Interoperability: It institutionalizes a level of trust required for complex joint maneuvers, moving beyond ceremonial exercises to sustained, long-range deployments.

The Great Balancing Act: 

The Arctic Frontier: India’s New Northern Flank

This is perhaps the most forward-looking aspect of the deal. Climate change is opening the Northern Sea Route (NSR), a shipping lane that connects Europe and Asia faster than the Suez Canal. 

RELOS grants the Indian Navy access to Russian Arctic ports (like Murmansk) and Far East ports (like Vladivostok). This ensures India is a stakeholder in the emerging Arctic trade routes and energy extraction projects, rather than a bystander.  

 It allows India to project power well beyond the Malacca Strait, reaching into the North Pacific where it can monitor geopolitical shifts near the Bering Strait. 

Russia in the Indian Ocean: Balancing the Great Power games 

China has been aggressively expanding its footprint in the Indian Ocean Region (IOR) through bases in Djibouti and port projects in Pakistan (Gwadar) and Sri Lanka (Hambantota).US has its bases all over mideast ,SE Asia and Diego Garcia

By granting Russia access to Indian ports, New Delhi invites a friendly, non-Chinese ,non-western great power into the IOR. A Russian naval presence in the Indian Ocean complicates China’s strategic calculus. It reminds Beijing that the IOR is not a bipolar contest between China and the U.S., but a multipolar space where Russia and India also have equity. 

Balancing the “Quad” Dilemma:

India is often criticized by Russian hardliners for its membership in the Quad (India, US, Japan, Australia).

RELOS serves as a potent diplomatic signal to Moscow that India’s alignment with the West is not at the expense of its relationship with Russia. It proves that India operates on a “hub-and-spoke” model where it can maintain distinct, compartmentalized strategic relationships.

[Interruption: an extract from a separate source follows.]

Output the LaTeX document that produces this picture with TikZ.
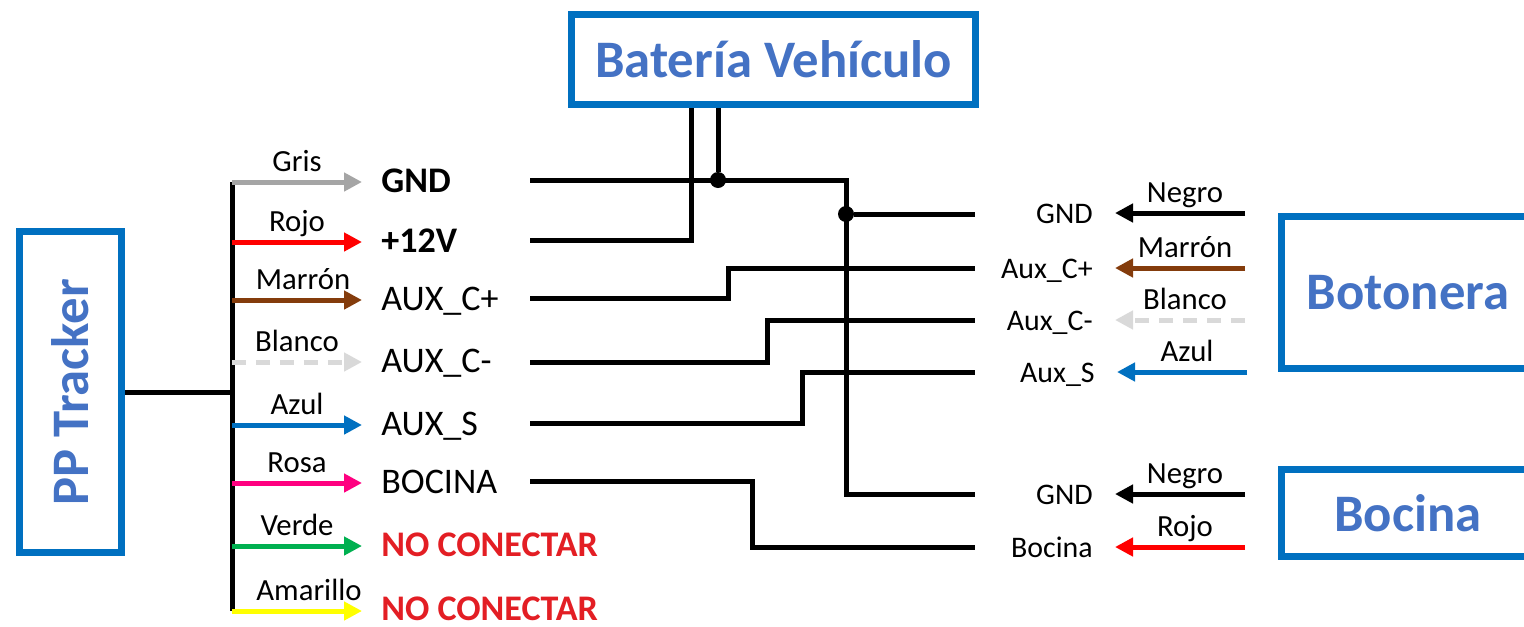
\documentclass[tikz,border=0pt]{standalone}
\usepackage{fontspec}
\usepackage{graphicx}
\setmainfont{Carlito}
\usetikzlibrary{arrows.meta,positioning}
\definecolor{boxblue}{RGB}{0,112,192}
\definecolor{titleblue}{RGB}{68,114,196}
\definecolor{wgris}{RGB}{165,165,165}
\definecolor{wrojo}{RGB}{255,0,0}
\definecolor{wmarron}{RGB}{132,60,12}
\definecolor{wblanco}{RGB}{217,217,217}
\definecolor{wazul}{RGB}{0,112,192}
\definecolor{wrosa}{RGB}{255,0,128}
\definecolor{wverde}{RGB}{0,176,80}
\definecolor{wamarillo}{RGB}{255,255,0}
\definecolor{ncred}{RGB}{227,30,36}
\tikzset{
  devbox/.style={draw=boxblue, line width=0.14cm, text=titleblue, font=\fontsize{30}{36}\selectfont\bfseries, inner sep=0pt},
  wire/.style={line width=0.1cm},
  lead/.style={line width=0.1cm, -{Triangle[length=0.36cm,width=0.36cm]}},
  dashlead/.style={lead, dash pattern=on 0.28cm off 0.2cm},
  leadname/.style={midway, anchor=base, yshift=0.22cm, text=black, font=\fontsize{17.5}{20}\selectfont},
  pinname/.style={anchor=base west, inner sep=0pt, font=\fontsize{20.5}{24}\selectfont},
  rpinname/.style={anchor=base east, inner sep=0pt, font=\fontsize{17}{20}\selectfont},
  joint/.style={circle, fill=black, inner sep=0pt, minimum size=0.32cm}
}
\begin{document}
\begin{tikzpicture}[x=0.02cm,y=-0.02cm]
\useasboundingbox (0,0) rectangle (1524,626);

% devices
\node [devbox, minimum width=2.04cm, minimum height=6.42cm] (tracker) at (70.5,392) {\rotatebox{90}{PP Tracker}};
\node [devbox, minimum width=8.08cm, minimum height=1.8cm] (bat) at (773.5,59.5) {Batería Vehículo};
\node [devbox, minimum width=5.08cm, minimum height=3.04cm] (boton) at (1408,292.5) {Botonera};
\node [devbox, minimum width=5.08cm, minimum height=1.74cm] (bocina) at (1408,513) {Bocina};

% tracker bus
\coordinate (bustop) at (232,182);
\coordinate (busbot) at (232,611);
\draw [wire] (tracker.east) -- (tracker.east -| bustop);
\draw [wire] (bustop) -- (busbot);

% tracker leads
\coordinate (gris0) at (232,182);     \coordinate (gris1) at (362,182);
\coordinate (rojo0) at (232,242);     \coordinate (rojo1) at (362,242);
\coordinate (marron0) at (232,300);   \coordinate (marron1) at (362,300);
\coordinate (blanco0) at (232,362);   \coordinate (blanco1) at (362,362);
\coordinate (azul0) at (232,425);     \coordinate (azul1) at (362,425);
\coordinate (rosa0) at (232,483);     \coordinate (rosa1) at (362,483);
\coordinate (verde0) at (232,546);    \coordinate (verde1) at (362,546);
\coordinate (amarillo0) at (232,611); \coordinate (amarillo1) at (362,611);
\draw [lead, wgris] (gris0) -- node [leadname] {Gris} (gris1);
\draw [lead, wrojo] (rojo0) -- node [leadname] {Rojo} (rojo1);
\draw [lead, wmarron] (marron0) -- node [leadname, xshift=0.12cm] {Marrón} (marron1);
\draw [dashlead, wblanco] (blanco0) -- node [leadname] {Blanco} (blanco1);
\draw [lead, wazul] (azul0) -- node [leadname] {Azul} (azul1);
\draw [lead, wrosa] (rosa0) -- node [leadname] {Rosa} (rosa1);
\draw [lead, wverde] (verde0) -- node [leadname] {Verde} (verde1);
\draw [lead, wamarillo] (amarillo0) -- node [leadname, xshift=0.24cm] {Amarillo} (amarillo1);

\node [pinname] (pgnd) at ([xshift=0.38cm,yshift=-0.21cm]gris1) {\bfseries GND};
\node [pinname] (ppos) at ([xshift=0.38cm,yshift=-0.21cm]rojo1) {\bfseries +12V};
\node [pinname] (pcp) at ([xshift=0.38cm,yshift=-0.21cm]marron1) {AUX\_C+};
\node [pinname] (pcm) at ([xshift=0.38cm,yshift=-0.21cm]blanco1) {AUX\_C-};
\node [pinname] (ps) at ([xshift=0.38cm,yshift=-0.21cm]azul1) {AUX\_S};
\node [pinname] (pboc) at ([xshift=0.38cm,yshift=-0.21cm]rosa1) {BOCINA};
\node [pinname, text=ncred] (pnc1) at ([xshift=0.38cm,yshift=-0.21cm]verde1) {\bfseries NO CONECTAR};
\node [pinname, text=ncred] (pnc2) at ([xshift=0.38cm,yshift=-0.18cm]amarillo1) {\bfseries NO CONECTAR};

% botonera and bocina leads
\coordinate (bneg0) at (1245,213);  \coordinate (bneg1) at (1115,213);
\coordinate (bmar0) at (1245,268);  \coordinate (bmar1) at (1115,268);
\coordinate (bbla0) at (1245,320);  \coordinate (bbla1) at (1115,320);
\coordinate (bazu0) at (1247,372);  \coordinate (bazu1) at (1117,372);
\coordinate (hneg0) at (1245,494);  \coordinate (hneg1) at (1115,494);
\coordinate (hroj0) at (1245,547);  \coordinate (hroj1) at (1115,547);
\draw [lead, black] (bneg0) -- node [leadname, xshift=0.1cm] {Negro} (bneg1);
\draw [lead, wmarron] (bmar0) -- node [leadname, xshift=0.1cm] {Marrón} (bmar1);
\draw [dashlead, wblanco] (bbla0) -- node [leadname, xshift=0.1cm] {Blanco} (bbla1);
\draw [lead, wazul] (bazu0) -- node [leadname, xshift=0.1cm] {Azul} (bazu1);
\draw [lead, black] (hneg0) -- node [leadname, xshift=0.1cm] {Negro} (hneg1);
\draw [lead, wrojo] (hroj0) -- node [leadname, xshift=0.1cm] {Rojo} (hroj1);

\node [rpinname] (rgnd) at ([xshift=-0.44cm,yshift=-0.2cm]bneg1) {GND};
\node [rpinname] (rcp) at ([xshift=-0.44cm,yshift=-0.2cm]bmar1) {Aux\_C+};
\node [rpinname] (rcm) at ([xshift=-0.44cm,yshift=-0.2cm]bbla1) {Aux\_C-};
\node [rpinname] (rs) at ([xshift=-0.44cm,yshift=-0.2cm]bazu1) {Aux\_S};
\node [rpinname] (hgnd) at ([xshift=-0.44cm,yshift=-0.2cm]hneg1) {GND};
\node [rpinname] (hboc) at ([xshift=-0.44cm,yshift=-0.2cm]hroj1) {Bocina};

% wiring
\coordinate (wgnd) at (530,180);
\coordinate (wpos) at (530,240);
\coordinate (wcp) at (530,298);
\coordinate (wcm) at (530,362);
\coordinate (ws) at (530,423);
\coordinate (wboc) at (530,481);
\coordinate (egnd) at (975,214);
\coordinate (ecp) at (975,268);
\coordinate (ecm) at (975,320);
\coordinate (es) at (975,372);
\coordinate (ehgnd) at (975,494);
\coordinate (eboc) at (975,547);
\coordinate (gndbend) at (846,180);
\coordinate (posbend) at (691,240);
\coordinate (cpbend) at (728,298);
\coordinate (cmbend) at (767,362);
\coordinate (sbend) at (802,423);
\coordinate (bocbend) at (752,481);

\draw [wire] (wgnd) -- (gndbend) |- (ehgnd);
\draw [wire] (wpos) -- (posbend) -- (bat.south -| posbend);
\node [joint] (j1) at (718,180) {};
\draw [wire] (bat.south -| j1) -- (j1);
\node [joint] (j2) at (gndbend |- egnd) {};
\draw [wire] (j2) -- (egnd);
\draw [wire] (wcp) -- (cpbend) |- (ecp);
\draw [wire] (wcm) -- (cmbend) |- (ecm);
\draw [wire] (ws) -- (sbend) |- (es);
\draw [wire] (wboc) -- (bocbend) |- (eboc);
\end{tikzpicture}
\end{document}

Future Perspective: The Horizon of Cooperation

The Chennai-Vladivostok Maritime Corridor:

RELOS will be the security backbone of the proposed Chennai-Vladivostok maritime trade corridor. As merchant traffic increases between these two cities, the ability of the Indian Navy to dock and refuel at Vladivostok will be essential for securing this trade route against piracy or hostile interdiction.

Balancing Chinese influence : As Russia faces hostile relations with the West, it has drifted closer to China. A robust India-Russia defense partnership, anchored by RELOS, gives Moscow an alternative. It allows Russia to diversify its Asian partnerships, preventing an over dependence on China. In the future, we may see many multilateral partnership frameworks emerging in the Far East led by Russia and India to provide an alternative to Chinese and Western models.  

Joint Arctic Exploration: Expect future collaboration to move from logistics to active joint exploration. Indian ONGC Videsh Ltd. may see increased protection and logistical support for its investments in Russian oil fields (Sakhalin-1) through this military proximity.

The RELOS agreement is a masterclass in realist diplomacy. For India, it is an expansion of its strategic perimeter from the Indian Ocean to the Arctic. For Russia, it is a reassertion of its status as a global power with reach into the Indian Ocean.